As a white paper from Knowledge@Wharton and WNS DecisionPoint notes, “The process of extracting smart data begins with identifying the end-issues that need to be addressed.” These can include cost savings, efficient decision making, ways to improve customer success and lots more.
If you don’t know whether data could answer a certain question, ask! Those with more data expertise in your organization will be able to advise. But it’s the workers on the front lines in every department who know the information they need — and, therefore, the most important questions.
The second component shows why all workers need basic data skills in order to operate at the speed of modern business. Currently, many workers rely on IT, engineers or others to set up a system for them to collect the data they’re looking for. But this isn’t always necessary. For many data needs, anyone can do the collection.
Workers should know how to gather data and where to find it, whether through designing a survey or exporting data from source systems. And they should know how to bring the information together in a spreadsheet. The greater proficiency all your employees have with this, the more quickly they can collect and synthesize data that will help make crucial decisions and get on with the task at hand without having to rely on others.
As part of this, it’s also crucial for workers to know how to use technologies that help scan for and prevent common mistakes.
This third basic of data literacy can feel intimidating. Many of today’s workers don’t trust that they can extract all the necessary insights from the data they’ve collected. And unfortunately, the term “big data” contributes to that problem. Some workers find the prospect of big data analytics “overwhelming and scary.”

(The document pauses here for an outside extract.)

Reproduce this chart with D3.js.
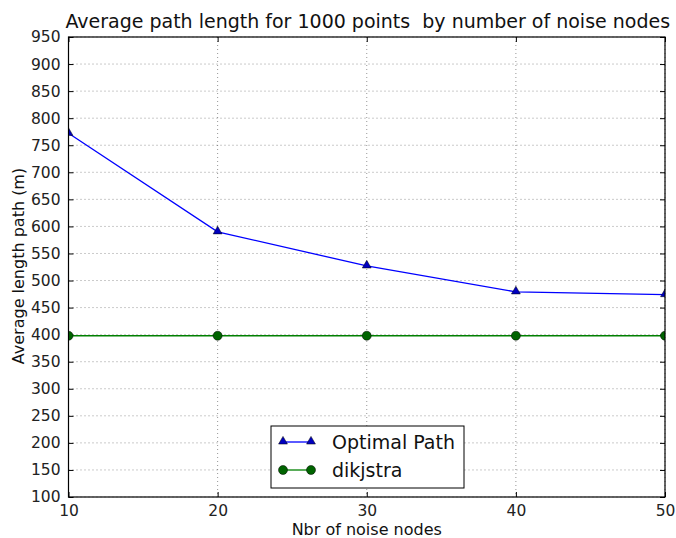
<!DOCTYPE html>
<html><head><meta charset="utf-8">
<script src="https://cdn.jsdelivr.net/npm/d3@7"></script>
<style>body{margin:0;background:#fff}svg{display:block}text{font-family:"DejaVu Sans",sans-serif;white-space:pre}</style>
</head><body>
<script>
const xValues = [10, 20, 30, 40, 50];
const optimalPath = [772, 590, 527, 479, 474];
const dijkstra = [398, 398, 398, 398, 398];
const yTicks = [100,150,200,250,300,350,400,450,500,550,600,650,700,750,800,850,900,950];
const xTicks = [10, 20, 30, 40, 50];

const W = 676, H = 538;
const m = {left: 68.5, right: 665, top: 37, bottom: 497};
const svg = d3.select("body").append("svg").attr("width", W).attr("height", H);
const x = d3.scaleLinear().domain([10, 50]).range([m.left, m.right]);
const y = d3.scaleLinear().domain([100, 950]).range([m.bottom, m.top]);

// grid
const g = svg.append("g");
g.selectAll(".gy").data(yTicks).enter().append("line")
  .attr("x1", m.left).attr("x2", m.right).attr("y1", d => y(d)).attr("y2", d => y(d))
  .attr("stroke", "#000").attr("stroke-opacity", 0.6).attr("stroke-width", 0.7).attr("stroke-dasharray", "1,3");
g.selectAll(".gx").data(xTicks).enter().append("line")
  .attr("y1", m.top).attr("y2", m.bottom).attr("x1", d => x(d)).attr("x2", d => x(d))
  .attr("stroke", "#000").attr("stroke-opacity", 0.6).attr("stroke-width", 0.7).attr("stroke-dasharray", "1,3");

// axes
const yAxisL = d3.axisLeft(y).tickValues(yTicks).tickSizeInner(-5).tickSizeOuter(0).tickPadding(8);
const yAxisR = d3.axisRight(y).tickValues(yTicks).tickSizeInner(-5).tickSizeOuter(0).tickFormat("");
const xAxisB = d3.axisBottom(x).tickValues(xTicks).tickSizeInner(-5).tickSizeOuter(0).tickPadding(8);
const xAxisT = d3.axisTop(x).tickValues(xTicks).tickSizeInner(-5).tickSizeOuter(0).tickFormat("");
function style(sel){
  sel.select(".domain").remove();
  sel.selectAll("line").attr("stroke", "#000").attr("stroke-width", 1);
  sel.selectAll("text").attr("font-size", 15.5).attr("fill", "#222").attr("font-family", "DejaVu Sans");
}
svg.append("g").attr("transform", `translate(${m.left},0)`).call(yAxisL).call(style);
svg.append("g").attr("transform", `translate(${m.right},0)`).call(yAxisR).call(style);
svg.append("g").attr("transform", `translate(0,${m.bottom})`).call(xAxisB).call(style);
svg.append("g").attr("transform", `translate(0,${m.top})`).call(xAxisT).call(style);

// lines
const line = d3.line().x((d, i) => x(xValues[i])).y(d => y(d));
svg.append("path").datum(optimalPath).attr("d", line).attr("fill", "none").attr("stroke", "#0000ff").attr("stroke-width", 1.3);
svg.append("path").datum(dijkstra).attr("d", line).attr("fill", "none").attr("stroke", "#008000").attr("stroke-width", 1.3);

const tri = d3.symbol().type(d3.symbolTriangle).size(34);
const clipId = "clip";
svg.append("clipPath").attr("id", clipId).append("rect")
  .attr("x", m.left).attr("y", m.top).attr("width", m.right - m.left).attr("height", m.bottom - m.top);
const marks = svg.append("g").attr("clip-path", `url(#${clipId})`);
marks.selectAll(".tri").data(optimalPath).enter().append("path")
  .attr("d", tri).attr("transform", (d, i) => `translate(${x(xValues[i])},${y(d) - 0.5})`)
  .attr("fill", "#0000bf").attr("stroke", "#000").attr("stroke-width", 0.5);
marks.selectAll(".circ").data(dijkstra).enter().append("circle")
  .attr("cx", (d, i) => x(xValues[i])).attr("cy", d => y(d)).attr("r", 4.5)
  .attr("fill", "#006400").attr("stroke", "#000").attr("stroke-width", 0.5);

// frame
svg.append("rect").attr("x", m.left).attr("y", m.top).attr("width", m.right - m.left).attr("height", m.bottom - m.top)
  .attr("fill", "none").attr("stroke", "#000").attr("stroke-width", 1.2);

// title & labels
svg.append("text").attr("x", (m.left + m.right) / 2 + 1).attr("y", 28).attr("text-anchor", "middle")
  .attr("font-size", 19).attr("fill", "#111").text("Average path length for 1000 points  by number of noise nodes");
svg.append("text").attr("x", (m.left + m.right) / 2).attr("y", 535).attr("text-anchor", "middle")
  .attr("font-size", 16).attr("fill", "#111").text("Nbr of noise nodes");
svg.append("text").attr("transform", `translate(24,${(m.top + m.bottom) / 2 - 1}) rotate(-90)`).attr("text-anchor", "middle")
  .attr("font-size", 16).attr("fill", "#111").text("Average length path (m)");

// legend
const lg = svg.append("g");
lg.append("rect").attr("x", 271).attr("y", 426).attr("width", 193).attr("height", 62)
  .attr("fill", "#fff").attr("stroke", "#000").attr("stroke-width", 1);
const legendItems = [
  {name: "Optimal Path", color: "#0000ff", fill: "#0000bf", shape: "tri"},
  {name: "dikjstra", color: "#008000", fill: "#006400", shape: "circ"}
];
legendItems.forEach((it, i) => {
  const yy = 442 + i * 28;
  lg.append("line").attr("x1", 283).attr("x2", 311).attr("y1", yy).attr("y2", yy).attr("stroke", it.color).attr("stroke-width", 1.3);
  [283, 311].forEach(xx => {
    if (it.shape === "tri") lg.append("path").attr("d", tri).attr("transform", `translate(${xx},${yy - 0.5})`).attr("fill", it.fill).attr("stroke", "#000").attr("stroke-width", 0.5);
    else lg.append("circle").attr("cx", xx).attr("cy", yy).attr("r", 4.5).attr("fill", it.fill).attr("stroke", "#000").attr("stroke-width", 0.5);
  });
  lg.append("text").attr("x", 332).attr("y", yy + 6.5).attr("font-size", 19).attr("fill", "#111").text(it.name);
});
</script>
</body></html>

It shouldn’t be. The reality is that understanding big data is no different from understanding “small data.” The only true consumers of big data are machines. When it comes to humans, we’re all looking at small data.
So all workers should have the skills to analyze and comprehend the data they collect. This includes basics in visualization, the ability to turn data into charts and graphs that make sense.
Finally, all workers need the ability to help share and disseminate the insights they glean from data. This is a big part of why I launched my tech startup, GRID.
This requires taking visualization skills a step further, and turning data into visual elements that anyone will find clear and interesting. It means knowing which kinds of charts to use for various pieces of data and why. It also requires specific knowledge, such as why columns should start on zero, you have to be careful using dual axes, and pie charts should almost never be used.
Communicating the information also requires narration skills — the ability to explain in the simplest and clearest terms what the lessons are. Long-winded, wordy explanations leave people confused and make their eyes glaze over, too often making all the hard work that went into collecting and analyzing the data futile.
Another benefit of having employees learn all these skills is that they can then help each other. When one employee communicates the lessons from a set of data, another employee may notice problems or discover new lessons in that same data, or may discover a new question to pursue next.
When you have a workforce full of people with this basic level of expertise and the freedom to explore the data collected by different departments, you create an environment in which discovery and improvement become a standard part of every day.
While it’s also important to have a robust portion of the workforce skilled in more complex technologies, it’s time for domain experts to be self-sufficient with most of their data needs. In 10 years’ time, every knowledge worker will, to some extent, have to be a “data scientist.” As the labor market analytics firm Burning Glass puts it, a job candidate without skills in the “humbler world of everyday software,” including spreadsheets, word processing and billing programs, “won’t even get in the door.”